Talking Health & Wellness - Kenneth W. Faistl, MD, FAAFP
Kenneth W. Faistl, MD,FAAFP
Raritan Bay Medical Center
3 Hospital Plaza, Suite 314
Old Bridge, NJ 08857
What would you like people to understand most about addiction?
Addiction is the loss of ability to control one’s life because of reliance on something else such as drugs or a lifestyle activity (gambling, eating, sex, shopping, etc.) Addiction is a neurobehavioral disorder. The condition is beyond the person’s control because, as is the case of a drug use disorder, the substance has taken over. The substance impedes the person’s ability to make decisions that are wise and thoughtful.
What should you do if you suspect your child is addicted or is becoming addicted to drugs or alcohol?
If you are suspicious – perhaps money is missing or medications are disappearing from your medicine cabinet – you need to investigate further. Consider your child’s behavior: are there troubling changes in school or are their friends getting into trouble? These are definitely signs that it’s time to take action. However, in order to get your child help, you must confront them in a way that will emphasize your concern.
If at all possible, both parents should approach the child together. Remind each other that neither of you is to blame; there should be no finger-pointing. Instead, you must present a united front. Remember, this is not about either of you; it’s about your child who needs your help. You will be far more successful if you work together and approach your child in a non-punitive way.
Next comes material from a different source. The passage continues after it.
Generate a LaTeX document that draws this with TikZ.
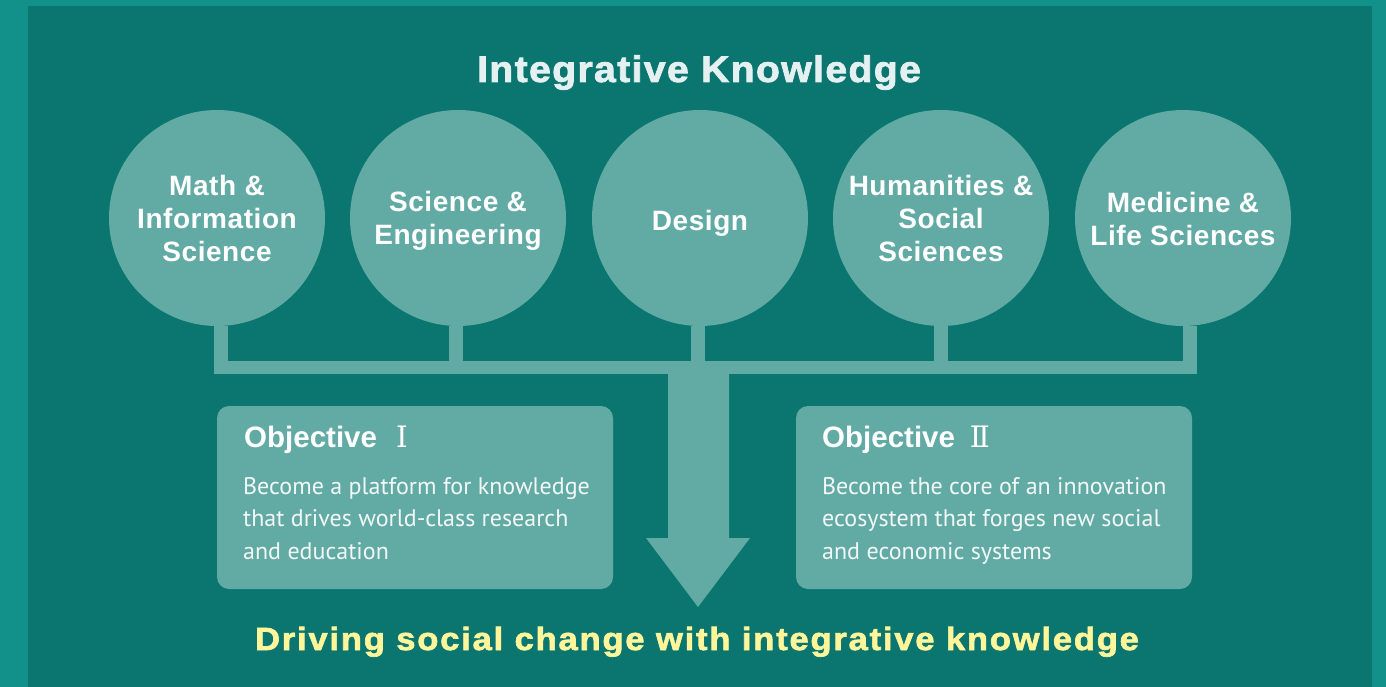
\documentclass[tikz,border=0pt]{standalone}
\usepackage{fontspec}
\setmainfont{Liberation Sans}
\newfontfamily\bodyfont{PT Sans}
\newfontfamily\numfont{DejaVu Serif}
\newfontfamily\widebold[LetterSpace=3.6,FakeStretch=1.06,FakeBold=2]{Liberation Sans Bold}
\newfontfamily\goalfont[LetterSpace=5.6,FakeStretch=1.08,FakeBold=2]{Liberation Sans Bold}
\newfontfamily\circfont[LetterSpace=2]{Liberation Sans Bold}
\usetikzlibrary{calc}
\definecolor{outerbg}{HTML}{12908A}
\definecolor{innerbg}{HTML}{0B7670}
\definecolor{lightteal}{HTML}{62AAA4}
\definecolor{titlecol}{HTML}{E4F1F0}
\definecolor{yellowtxt}{HTML}{FFF59A}
\definecolor{bodytxt}{HTML}{F2F8F7}
\tikzset{
  field/.style={circle,fill=lightteal,minimum size=216pt,inner sep=0pt},
  fieldtxt/.style={text=white,align=center,font=\fontsize{28}{33}\selectfont\circfont},
  objbox/.style={rectangle,rounded corners=12pt,fill=lightteal,minimum width=396pt,minimum height=183pt,inner sep=0pt},
  objhead/.style={text=white,anchor=base west,inner sep=0pt,font=\fontsize{29.5}{33}\selectfont\bfseries},
  objbody/.style={text=bodytxt,anchor=base west,inner sep=0pt,align=left,font=\fontsize{24}{32.5}\selectfont\bodyfont},
  stem/.style={draw=lightteal,line width=14pt,line cap=butt},
  hbar/.style={draw=lightteal,line width=13pt,line cap=butt}
}
\begin{document}
\begin{tikzpicture}[x=1pt,y=-1pt]
\useasboundingbox (0,0) rectangle (1386,687);
\fill[outerbg] (0,0) rectangle (1386,687);
\fill[innerbg] (28,6) rectangle (1372,687);
% title
\node[text=titlecol,font=\fontsize{37}{40}\selectfont\widebold,anchor=base,inner sep=0pt] (title) at (699,82) {Integrative Knowledge};
% circles
\node[field] (c1) at (217,218) {};
\node[field] (c2) at (458,218) {};
\node[field] (c3) at (700,218) {};
\node[field] (c4) at (941,218) {};
\node[field] (c5) at (1183,218) {};
\node[fieldtxt] (t1) at (217,218) {Math \&\\Information\\Science};
\node[fieldtxt] (t2) at (458,221) {Science \&\\Engineering};
\node[fieldtxt] (t3) at (700,223) {Design};
\node[fieldtxt] (t4) at (941,218) {Humanities \&\\Social\\Sciences};
\node[fieldtxt] (t5) at (1183,219) {Medicine \&\\Life Sciences};
% connector bar
\coordinate (b1) at (221,367.5);
\coordinate (b2) at (456,367.5);
\coordinate (b3) at (697.5,367.5);
\coordinate (b4) at (941,367.5);
\coordinate (b5) at (1189.5,367.5);
\draw[stem] ([xshift=4pt]c1.south) -- ([yshift=-6.5pt]b1);
\draw[stem] ([xshift=-2pt]c2.south) -- ([yshift=-6.5pt]b2);
\draw[stem] ([xshift=-2.5pt]c3.south) -- ([yshift=-6.5pt]b3);
\draw[stem] (c4.south) -- ([yshift=-6.5pt]b4);
\draw[stem] ([xshift=6.5pt]c5.south) -- ([yshift=-6.5pt]b5);
\draw[hbar] ([xshift=-7pt]b1) -- ([xshift=7pt]b5);
% objective boxes
\node[objbox] (o1) at (415,497.5) {};
\node[objbox] (o2) at (994,497.5) {};
% big arrow
\coordinate (tip) at (698,607);
\fill[lightteal] (668,374) -- (729,374) -- (729,538) -- (750,538) -- (tip) -- (646,538) -- (668,538) -- cycle;
% objective texts
\node[objhead] (h1) at (244,447) {Objective\hspace{0.65em}{\numfont\mdseries Ⅰ}};
\node[objhead] (h2) at (822,447) {Objective\hspace{0.5em}{\numfont\mdseries Ⅱ}};
\node[objbody] (d1) at (243,559) {Become a platform for knowledge\\that drives world-class research\\and education};
\node[objbody] (d2) at (822,559) {Become the core of an innovation\\ecosystem that forges new social\\and economic systems};
% bottom line
\node[text=yellowtxt,font=\fontsize{32}{36}\selectfont\goalfont,anchor=base,inner sep=0pt] (goal) at (697,650) {Driving social change with integrative knowledge};
\end{tikzpicture}
\end{document}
What should be expected when confronting a child who is suffering with drug or alcohol addiction?
When you confront them, there will be denial and pushback. You have to approach them by saying, “We are concerned about you as a person and we want to get you the help that’s needed so you don’t get hurt.” However, be ready for confrontation and backlash. Rest assured, this won’t be easy – but it may be the most important conversation you ever have. Your child must engage in their own treatment for it to be effective in the long run. Therefore, forcing them into rehab (whether residential or outpatient) will be far less effective than convincing them that they need help and you are going to do everything you can to help and support them.
Are there any effective treatments for drug addiction?
If someone you love is addicted to drugs, it’s important to focus on the fact that this is a treatable disease. Start by involving a physician, preferably one who believes in a holistic approach to mental and physical health. Appropriate treatment for a drug use disorder has three parts: engagement and treatment, therapy and lifelong care.
First, the person must get off the substance by entering into a rehabilitation program. There are effective residential and intensive outpatient facilities available. (Most accept a wide variety of insurances.) Doctors in rehab are able to use medications that successfully allow a person to get through withdrawal from the addictive substance. Next, once the person has been detoxed, they can engage in their own treatment. Group and individual therapy sessions can help build self-esteem and effective defense mechanisms so the person can avoid the things that drove them to the addictive behavior in the first place.
Finally, addiction recovery is a lifelong process. It’s critical to make sure the person becomes involved in a long-term care program such as AA or NA because 12-Step programs are an important part of lifelong care.
Some helpful websites: Drug Free America Foundation (dfaf.org), the Step Up Program (tepupprogram.org), Alcoholics Anonymous (aa.org), and Narcotics Anonymous (na.org).
Dr. Kenneth Faistl is a board-certified family physician with added qualifications in geriatrics. He is also board certified in addiction medicine. He is the medical director of New Hope Foundation, a residential and outpatient alcohol and drug rehab facility in Marlboro, New Jersey.